Spotify has 75 million users in 58 countries. On average, each Spotify user listens to 148 minutes of music on Spotify per day.
As you might imagine, Spotify can collect a ton of data about its users — what kinds of music they listen to, when they listen to it, and more.
At the International Consumer Electronics Showcase (CES) in Las Vegas Tuesday, Spotify creative director Rich Frankel explained how Spotify can know so much about its users, and how it uses that data.
"We’re really leaning into selfie culture," the global creative head of Spotify told the audience. "This is an image of yourself through a lens we provide, through our data."

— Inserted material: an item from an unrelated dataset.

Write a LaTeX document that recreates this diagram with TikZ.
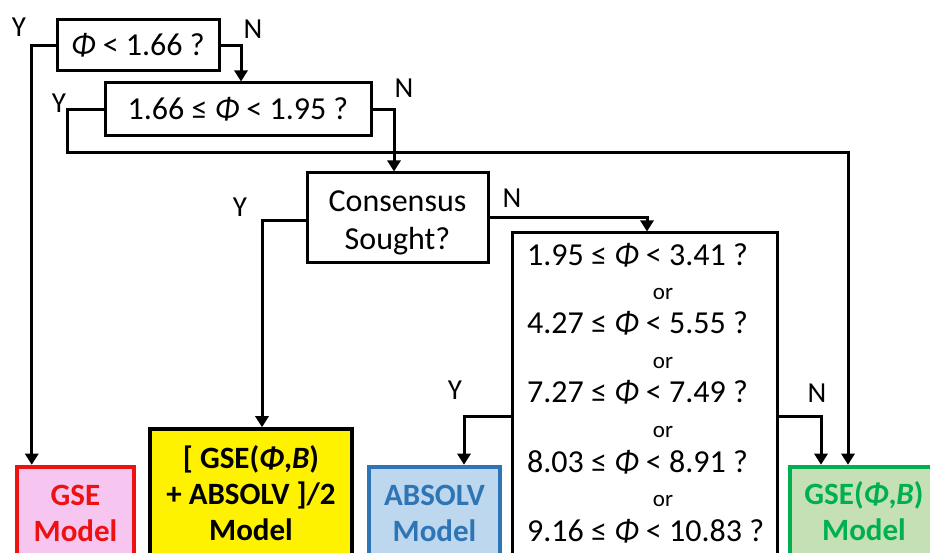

Frankel was talking about a series of projects Spotify has rolled out recently, including its Year in Review, which gave users a ton of information about their year in music in 2015, starting with the very first song they streamed on Spotify back in January 2015. The tool lets users create their own personal year-end recap that runs down things like the artist you listened to most, and how much of your time was spent listening to Spotify last year.
Another way Spotify uses its data is in advertising campaigns. In New York City, Spotify showed users in different neighborhoods the most popular artist where they lived. In the East Village, for example, that meant a big billboard featuring The Weeknd. In Brooklyn’s hip Williamsburg neighborhood, it was Justin Bieber.
In May, Spotify announced it would be launching a new feature that allows users to browse playlists consisting of music in addition to other media like podcasts and video. This was rolled out in beta over the summer; in coming months, Frankel said Tuesday, a more “robust” version is coming.
"Today we’re introducing a new Spotify experience that’s more accessible, personal and usable than anything in music," Spotify CEO Daniel Ek said. He said this includes new types of content on Spotify, like "non-music content" and "better experiences." Ek also says Spotify can serve targeted advertisements to users by focusing on the new playlist format.
In addition to announcing the new media discovery feature in May, Spotify also announced it’s using new running playlists made by artists like Tiesto, along with an "entirely new track format" and using the accelerometer inside your smartphone to help find songs with beats that match your running pace. Gustav Söderström, Spotify’s chief product officer, says Spotify’s new Spotify Running feature only takes 5 seconds to find the right song to match your pace.
Spotify also launched a Now feature that shows you collections of music for each part of your day, from waking up, to commuting, to falling asleep. These playlists are curated from your personal music as well as by Spotify’s "in-house experts." Over time, the company says, recommendations will adapt to be more personalized for you.
Personalization is a huge part of Spotify’s mission now, Frankel said onstage Tuesday. Spotify wants to use the data it has about you and your music taste and lifestyle to show you more music you like and help you discover new artists.